▶ [What you should do] Print word for word the first line of the listing below and every line after it, through the line with "-16.1, -18.2, -20.2];". Leave out the pictures and the rest.

begin Material provided

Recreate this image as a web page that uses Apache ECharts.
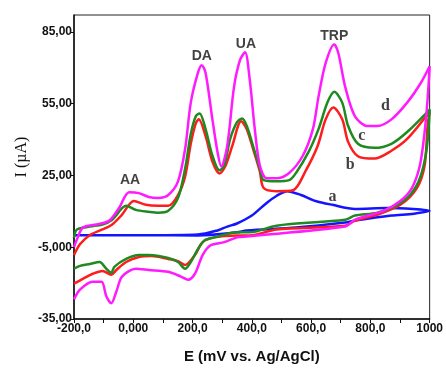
<!DOCTYPE html>
<html>
<head>
<meta charset="utf-8">
<script src="https://cdn.jsdelivr.net/npm/echarts@6/dist/echarts.min.js"></script>
<style>
  html, body { margin: 0; padding: 0; background: #fff; }
  #chart { width: 446px; height: 369px; }
</style>
</head>
<body>
<div id="chart"></div>
<script>
// potentials (mV) and currents (µA), forward scan then reverse scan
const aE = [-200, 52, 218, 284, 317, 350, 400, 450, 483, 519, 566, 615, 672, 748, 857, 1000,
  947, 871, 748, 715, 549, 383, 350, 218, 52, -200];
const aI = [0, 0, 0.3, 2, 3.6, 4.9, 8.2, 13.5, 16.4, 18.4, 16.8, 14.3, 12.7, 11, 11.4, 10.2,
  9, 8.2, 6.1, 5.3, 3.2, 2, 1.2, -0.1, 0, 0];

const bE = [-200, -180, -147, -104, -71, -38, 2, 42, 85, 118, 151, 175, 194, 211, 221, 244, 267, 291, 310, 334, 364, 383, 407, 427, 440, 483, 539, 582, 622, 649, 675, 705, 725, 758, 814, 871, 924, 1000,
  993, 983, 957, 901, 824, 748, 715, 483, 393, 350, 274, 234, 208, 175, 151, 118, 62, 19, -24, -57, -74, -104, -137, -170, -200];
const bI = [-8.3, -3.8, 0, 2.4, 4.5, 8.6, 14.3, 12.7, 12.3, 12.3, 16.8, 24.6, 38.2, 46.8, 48.4, 41.4, 30.8, 25.8, 28.7, 37.3, 47.6, 44.3, 34.9, 26.7, 19.7, 18.4, 18.8, 27, 37.3, 48.4, 53.4, 48.4, 39, 33, 32, 35.3, 40.2, 51.7,
  45.6, 29.1, 19.7, 12.7, 8.6, 6.1, 4, 2.4, -0.1, -0.1, -0.9, -2.9, -8.3, -12.4, -10.8, -9.9, -8.7, -9.1, -11.2, -14.5, -16.5, -14.9, -16.1, -18.2, -20.2];

const cE = [-200, -190, -147, -104, -71, -24, 9, 52, 85, 118, 151, 175, 194, 211, 224, 244, 267, 291, 307, 327, 350, 367, 383, 407, 427, 440, 483, 526, 549, 592, 625, 655, 678, 705, 725, 758, 814, 871, 924, 1000,
  990, 967, 934, 891, 824, 748, 715, 483, 393, 350, 274, 241, 218, 194, 175, 151, 118, 52, 19, -24, -64, -74, -91, -114, -147, -180, -200];
const cI = [-1, 2.4, 3.6, 4.5, 6.5, 12.3, 10.6, 9.8, 9.4, 10.2, 15.6, 27.9, 42.3, 49.7, 50.9, 44.3, 33.2, 27.1, 29.1, 40.2, 47.2, 48.8, 45.6, 36.1, 27.9, 23, 22.5, 23, 26, 34.9, 44.3, 55.4, 59.9, 55.4, 45.6, 38.2, 36.5, 38.2, 43.1, 52.5,
  36.1, 23.8, 16.8, 12.7, 9.4, 8.2, 6.5, 4, 1.2, 1.2, -0.9, -2.1, -5.8, -11.2, -14, -11.2, -9.5, -8.3, -8.3, -9.9, -13.2, -15.7, -14, -11.2, -12, -12.8, -14];

const dE = [-200, -190, -170, -124, -81, -48, -14, 19, 52, 85, 118, 151, 175, 194, 218, 231, 244, 267, 284, 297, 317, 340, 360, 377, 393, 410, 427, 450, 483, 526, 572, 606, 625, 649, 678, 692, 715, 748, 791, 824, 871, 924, 970, 1000,
  993, 983, 967, 940, 901, 844, 748, 715, 383, 350, 307, 261, 234, 208, 185, 161, 118, 52, 9, -38, -57, -74, -91, -107, -137, -180, -200];
const dI = [-5, -1.7, 3.2, 4.5, 6.1, 11.4, 18, 17.6, 16, 15.6, 16.8, 22.5, 36.1, 55.4, 67.8, 71, 67.8, 48.4, 34.9, 28.7, 37.3, 62, 73.1, 76.4, 64.9, 44.3, 29.1, 23.8, 23.8, 26, 33.2, 44.3, 57.9, 71.9, 79.7, 76, 62, 49.7, 45.6, 45.6, 48.4, 55.4, 63.6, 70.6,
  56.7, 43.1, 29.1, 19.7, 14.3, 10.2, 6.5, 3.6, -0.5, -0.9, -2.9, -4.2, -8.3, -16.1, -18.6, -17.3, -15.3, -14.5, -14, -17.3, -23.5, -28.4, -25.5, -19.4, -19.4, -22.7, -26.8];

// annotations
const peakNames = ['AA', 'DA', 'UA', 'TRP'];
const peakE = [-11, 231, 380, 678];
const peakI = [23, 75, 80, 83];
const curveNames = ['a', 'b', 'c', 'd'];
const curveE = [672, 732, 771, 851];
const curveI = [16, 29.5, 41.4, 54.2];

// tick labels
const xTicks = [-200, 0, 200, 400, 600, 800, 1000];
const xTickLabels = ['-200,0', '0,000', '200,0', '400,0', '600,0', '800,0', '1000'];
const yTicks = [-35, -5, 25, 55, 85];
const yTickLabels = ['-35,00', '-5,000', '25,00', '55,00', '85,00'];

const colors = { a: '#1414ff', b: '#ff1c1c', c: '#1f8a1f', d: '#ff1aff' };

const zip = (xs, ys) => xs.map((x, i) => [x, ys[i]]);

const tickFont = {
  fontFamily: '"Liberation Sans Narrow", "Arial Narrow", sans-serif',
  fontWeight: 'bold',
  fontSize: 12,
  color: '#111',
};

const curve = (name, xs, ys) => ({
  name: name,
  type: 'line',
  data: zip(xs, ys),
  smooth: 0.3,
  showSymbol: false,
  lineStyle: { color: colors[name], width: 2.5 },
  z: name === 'a' ? 1 : 2,
});

const chart = echarts.init(document.getElementById('chart'));

chart.setOption({
  animation: false,
  grid: {
    left: 74,
    right: 9,
    top: 15,
    bottom: 46,
    show: true,
    borderColor: '#222',
    borderWidth: 1,
  },
  xAxis: {
    type: 'value',
    min: -200,
    max: 1000,
    interval: 100,
    name: 'E (mV vs. Ag/AgCl)',
    nameLocation: 'middle',
    nameGap: 30,
    nameTextStyle: {
      fontFamily: 'Arial, "Liberation Sans", sans-serif',
      fontWeight: 'bold',
      fontSize: 15,
      color: '#111',
    },
    axisLine: { show: true, onZero: false, lineStyle: { color: '#111', width: 1.5 } },
    axisTick: { show: true, inside: false, length: 4, lineStyle: { color: '#111' } },
    axisLabel: Object.assign({}, tickFont, {
      margin: 4,
      formatter: (v) => {
        const k = xTicks.indexOf(v);
        return k >= 0 ? xTickLabels[k] : '';
      },
    }),
    splitLine: { show: false },
  },
  yAxis: {
    type: 'value',
    min: -35,
    max: 92,
    interval: 30,
    axisLine: { show: true, onZero: false, lineStyle: { color: '#111', width: 1.5 } },
    axisTick: { show: true, inside: false, length: 3, lineStyle: { color: '#111' } },
    axisLabel: Object.assign({}, tickFont, {
      margin: 2,
      showMaxLabel: false,
      formatter: (v) => {
        const k = yTicks.indexOf(v);
        return k >= 0 ? yTickLabels[k] : '';
      },
    }),
    splitLine: { show: false },
  },
  graphic: [
    {
      type: 'text',
      x: 22,
      y: 157,
      rotation: Math.PI / 2,
      style: {
        text: 'I (µA)',
        font: '16px "Liberation Serif", "Times New Roman", serif',
        fill: '#111',
        align: 'center',
        verticalAlign: 'middle',
      },
    },
  ],
  series: [
    curve('a', aE, aI),
    curve('b', bE, bI),
    curve('c', cE, cI),
    curve('d', dE, dI),
    {
      type: 'scatter',
      symbolSize: 0,
      silent: true,
      data: peakE.map((e, i) => [e, peakI[i], peakNames[i]]),
      label: {
        show: true,
        position: 'inside',
        formatter: (p) => p.data[2],
        fontFamily: 'Arial, "Liberation Sans", sans-serif',
        fontWeight: 'bold',
        fontSize: 14,
        color: '#111',
      },
      z: 5,
    },
    {
      type: 'scatter',
      symbolSize: 0,
      silent: true,
      data: curveE.map((e, i) => [e, curveI[i], curveNames[i]]),
      label: {
        show: true,
        position: 'inside',
        formatter: (p) => p.data[2],
        fontFamily: '"Liberation Serif", "Times New Roman", serif',
        fontWeight: 'bold',
        fontSize: 16,
        color: '#111',
      },
      z: 5,
    },
  ],
});
</script>
</body>
</html>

end Material provided

▶ [Task output]
Recreate this image as a web page that uses Apache ECharts.
<!DOCTYPE html>
<html>
<head>
<meta charset="utf-8">
<script src="https://cdn.jsdelivr.net/npm/echarts@6/dist/echarts.min.js"></script>
<style>
  html, body { margin: 0; padding: 0; background: #fff; }
  #chart { width: 446px; height: 369px; }
</style>
</head>
<body>
<div id="chart"></div>
<script>
// potentials (mV) and currents (µA), forward scan then reverse scan
const aE = [-200, 52, 218, 284, 317, 350, 400, 450, 483, 519, 566, 615, 672, 748, 857, 1000,
  947, 871, 748, 715, 549, 383, 350, 218, 52, -200];
const aI = [0, 0, 0.3, 2, 3.6, 4.9, 8.2, 13.5, 16.4, 18.4, 16.8, 14.3, 12.7, 11, 11.4, 10.2,
  9, 8.2, 6.1, 5.3, 3.2, 2, 1.2, -0.1, 0, 0];

const bE = [-200, -180, -147, -104, -71, -38, 2, 42, 85, 118, 151, 175, 194, 211, 221, 244, 267, 291, 310, 334, 364, 383, 407, 427, 440, 483, 539, 582, 622, 649, 675, 705, 725, 758, 814, 871, 924, 1000,
  993, 983, 957, 901, 824, 748, 715, 483, 393, 350, 274, 234, 208, 175, 151, 118, 62, 19, -24, -57, -74, -104, -137, -170, -200];
const bI = [-8.3, -3.8, 0, 2.4, 4.5, 8.6, 14.3, 12.7, 12.3, 12.3, 16.8, 24.6, 38.2, 46.8, 48.4, 41.4, 30.8, 25.8, 28.7, 37.3, 47.6, 44.3, 34.9, 26.7, 19.7, 18.4, 18.8, 27, 37.3, 48.4, 53.4, 48.4, 39, 33, 32, 35.3, 40.2, 51.7,
  45.6, 29.1, 19.7, 12.7, 8.6, 6.1, 4, 2.4, -0.1, -0.1, -0.9, -2.9, -8.3, -12.4, -10.8, -9.9, -8.7, -9.1, -11.2, -14.5, -16.5, -14.9, -16.1, -18.2, -20.2];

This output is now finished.